Olaylar Ve Görüşler

Güçlünün egemenliği - Kadir Serkan Selçuk

10 Ocak 2024 Çarşamba

Güç, statü, sınıf farklarının olduğu her ülke için hukuk, gerekli koşullarda bireyler arasındaki dengeleyici etkenlerin başında gelir. Bir diğer deyişle ne kadar zengin, yüksek mevki sahibi veya iktidara yakın olunursa olunsun, hukuk önünde bütün bu kazanımlar, üstünlükler etkisizleşir. Zengin ile fakir, üst düzey bürokrat ile işsiz, patron ile emekçi eşit davranış görür, aynı kural ve koşullar altında dinlenir veya yargılanır.

HUKUK DEVLETİ

Bu evrensel gerçek bir ülkede ne kadar yozlaşmışsa, o ülke aynı oranda demokrasiden ve hukuk devleti olmaktan uzaklaşmış demektir. Yine bir ülkede yabancı biri konumu ne olursa olsun bir kişinin ölümüne neden olup elini kolunu sallayarak kaçabiliyorsa, seçilmiş bir milletvekili hem de iki kez verilmiş Anayasa Mahkemesi kararlarına rağmen ısrarla cezaevinde tutuluyorsa veya kamuoyunun dikkatini çeken bir davanın savcısı olay daha yukarılara tırmanmasın diye apar topar görevden alınıyorsa o ülke için yargı alanında uyarı zilleri çoktan çalmaya başlamıştır.

İktidar ve yandaşları her ne kadar yargının altın çağını yaşamakta olduğunu söyleseler de görünen köy kılavuz istemiyor. Yaşananlara bakıldığında, günümüz Türkiye’sinde ne acıdır ki hukuka adeta güçlünün egemenliği baskın ve etkindir. Skandallar, adam kayırmalar sıradanlaşmış, adaletsizlikler sosyal medya gücüyle giderilmeye çalışılır duruma gelinmiş, gücü olanın hesap vermeden istediği gibi at oynatabildiği bir düzen oluşturulmuştur.

YARGININ ETKİSİZLİĞİ

Bu durumun, yargıya olan güveni en aza indirdiği artık su götürmez bir gerçektir. Türkiye’de hukuk insanlar için zorunlu veya gerekli durumlarda sığınılacak değil adeta sakınılacak bir mekanizma haline gelmiş, sorunları hukuk dışı yollarla çözme isteği olağanlaşmıştır. Bu da mafya düzeninin ekmeğine yağ sürmekte, yasal çareler karşısında yasadışı ögeleri bir seçenek haline getirmektedir.

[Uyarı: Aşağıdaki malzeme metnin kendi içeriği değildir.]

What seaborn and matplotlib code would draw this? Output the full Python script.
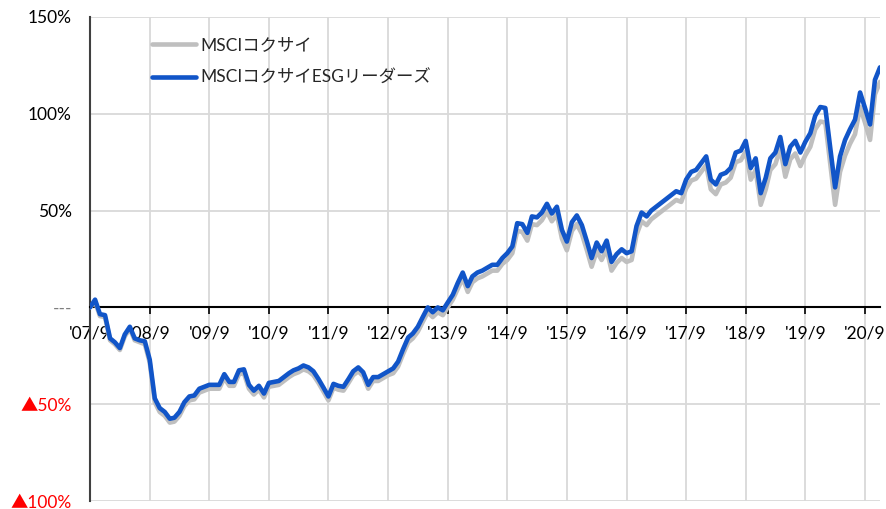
import numpy as np
import pandas as pd
import matplotlib
matplotlib.use("Agg")
import matplotlib.pyplot as plt
import seaborn as sns

# Monthly cumulative returns (%), Sep 2007 = 0
months = pd.date_range("2007-09-30", periods=160, freq="ME")

kokusai = [
    0, 3, -4.5, -5, -17, -19, -22, -15, -11, -17, -18, -19,
    -28.5, -49, -54, -56, -59.5, -59, -56, -51, -48, -47.5, -44, -43,
    -42, -42, -42, -36.5, -40.5, -40.5, -34.5, -34, -42, -45, -42.5, -46.5,
    -41, -40.5, -40, -38, -36, -34.5, -33.5, -32, -33, -35, -39, -43.5,
    -48, -41.5, -42.5, -43, -39, -35, -33, -35.5, -42, -38, -38, -36.5,
    -35, -34, -30.5, -24, -18, -16, -12.5, -7.5, -2.5, -5, -2.5, -4,
    0, 4, 9.5, 15, 8, 13, 15, 16, 17.5, 19, 19, 22.5,
    24.5, 28, 39.5, 39, 34.5, 43, 42.5, 45, 49.5, 44.5, 48, 35.5,
    29.5, 39.5, 43, 38, 29.5, 21, 29, 24.5, 30, 19, 23, 25.5,
    23.5, 24.5, 37.5, 44.5, 42.5, 45.5, 47.5, 49.5, 51.5, 53.5, 55.5, 54.5,
    61.5, 65.5, 66.5, 70, 73.5, 61, 58.5, 63.5, 64.5, 67, 75, 76,
    80.5, 66, 71, 53, 61, 71, 74, 82, 67.5, 76.5, 79.5, 73,
    78.5, 83, 92, 96, 95.5, 75, 53, 70, 78.5, 84.5, 89.5, 103.5,
    95.5, 86.5, 110, 116.5,
]

esg_leaders = [
    0, 4, -3.5, -4, -16, -18, -21, -14, -10, -16, -17, -17.5,
    -27, -47, -52, -54, -57.5, -57, -54, -49, -46, -45.5, -42, -41,
    -40, -40, -40, -34.5, -38.5, -38.5, -32.5, -32, -40, -43, -40.5, -44.5,
    -39, -38.5, -38, -36, -34, -32.5, -31.5, -30, -31, -33, -37, -41.5,
    -46, -39.5, -40.5, -41, -37, -33, -31, -33.5, -40, -36, -36, -34.5,
    -33, -31.5, -28, -21.5, -15.5, -13.5, -10, -5, 0, -2.5, 0, -1.5,
    2.5, 6.5, 12.5, 18, 11, 16, 18, 19, 20.5, 22, 22, 25.5,
    28, 31.5, 43.5, 43, 38.5, 47, 46.5, 49, 53.5, 48.5, 52, 40,
    34, 44, 47.5, 42.5, 34, 25.5, 33.5, 29, 34.5, 23.5, 27.5, 30,
    28, 29, 42, 49, 47, 50, 52, 54, 56, 58, 60, 59,
    66, 70, 71, 74.5, 78, 66, 63.5, 68.5, 69.5, 72, 80, 81,
    86, 72, 77, 59, 67, 77, 80, 88, 74, 83, 86, 80,
    85.5, 90, 99, 103.5, 103, 83, 62, 78, 86.5, 92, 97, 111,
    103, 94.5, 117.5, 124,
]

series_names = ["MSCIコクサイ", "MSCIコクサイESGリーダーズ"]
series_colors = ["#bfbfbf", "#1155c8"]

year_labels = ["'07/9", "'08/9", "'09/9", "'10/9", "'11/9", "'12/9", "'13/9",
               "'14/9", "'15/9", "'16/9", "'17/9", "'18/9", "'19/9", "'20/9"]
y_ticks = [-100, -50, 0, 50, 100, 150]
y_labels = ["▲100%", "▲50%", "---", "50%", "100%", "150%"]
y_label_colors = ["#ff0000", "#ff0000", "#7f7f7f", "black", "black", "black"]

df = pd.DataFrame({
    "date": np.concatenate([months, months]),
    "value": kokusai + esg_leaders,
    "series": [series_names[0]] * len(kokusai) + [series_names[1]] * len(esg_leaders),
})

sns.set_theme(style="white")
plt.rcParams["font.family"] = ["Lato", "Noto Sans CJK JP", "DejaVu Sans"]

W, H = 887, 509
fig = plt.figure(figsize=(W / 100, H / 100), dpi=100)
ax = fig.add_axes([90 / W, 1 - 501 / H, 790 / W, 484 / H])

sns.lineplot(data=df, x="date", y="value", hue="series", hue_order=series_names,
             palette=dict(zip(series_names, series_colors)), linewidth=3.3,
             ax=ax, zorder=3)

ax.set_xlim(months[0], months[-1])
ax.set_ylim(-100, 150)
ax.set_xticks(months[::12])
ax.set_xticklabels(year_labels)
ax.set_yticks(y_ticks)
ax.set_yticklabels(y_labels)
for lab, col in zip(ax.get_yticklabels(), y_label_colors):
    lab.set_color(col)
ax.set_xlabel("")
ax.set_ylabel("")

ax.grid(True, color="#d9d9d9", linewidth=1.3)
ax.set_axisbelow(True)

for side in ("top", "right"):
    ax.spines[side].set_visible(False)
ax.spines["left"].set_color("#404040")
ax.spines["left"].set_linewidth(1.5)
ax.spines["bottom"].set_position(("data", 0))
ax.spines["bottom"].set_color("black")
ax.spines["bottom"].set_linewidth(1.5)

ax.tick_params(axis="x", direction="out", length=5, width=1.2, color="black",
               pad=8, labelsize=12.5, labelcolor="black", bottom=True)
ax.tick_params(axis="y", length=0, pad=13, labelsize=12.5)

handles, labels = ax.get_legend_handles_labels()
ax.legend(handles, labels, loc="upper left", bbox_to_anchor=(0.059, 0.99),
          frameon=False, fontsize=12.5, handlelength=2.5, handletextpad=0.3,
          labelspacing=0.95)

fig.savefig("out.png", dpi=100)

Bununla beraber, yargı erki hiçbir dönemde bu iktidarın başta bulunduğu yıllarda olduğu kadar etkisiz ve eli kolu bağlı duruma getirilmedi.

Erdoğan en başından itibaren kendine bağımlı bir yargı düzeneği istedi. İstediği kararlar çıkmadığında ise Anayasa Mahkemesi de dahil olmak üzere hiçbir kurumu dinlemedi ve hep bildiğini okudu.

YAPILAN HAKSIZLIKLAR

Bu şartlar altında ciddi bir yargı reformuna ihtiyaç duyulduğu ortadadır. Erkler ayrılığı ilkesinin gereklerine uygun bir biçimde yargı, diğer erklerden bağımsızlaştırılmalı ve güçlendirilmelidir. Fakat bu reformların bu iktidar eliyle gerçekleştirilmesini beklemek de hayaldir. Çünkü yukarıda da belirtildiği gibi, yapılan haksızlıkların, kayırmaların ve yaşanan aksaklıkların baş sorumlusu bu iktidardır. Yargımızın tekrar güçlenmesi ve insanların adalete güven duyması için öncelikle iktidarın değişmesi olmazsa olmaz zorunluluktur.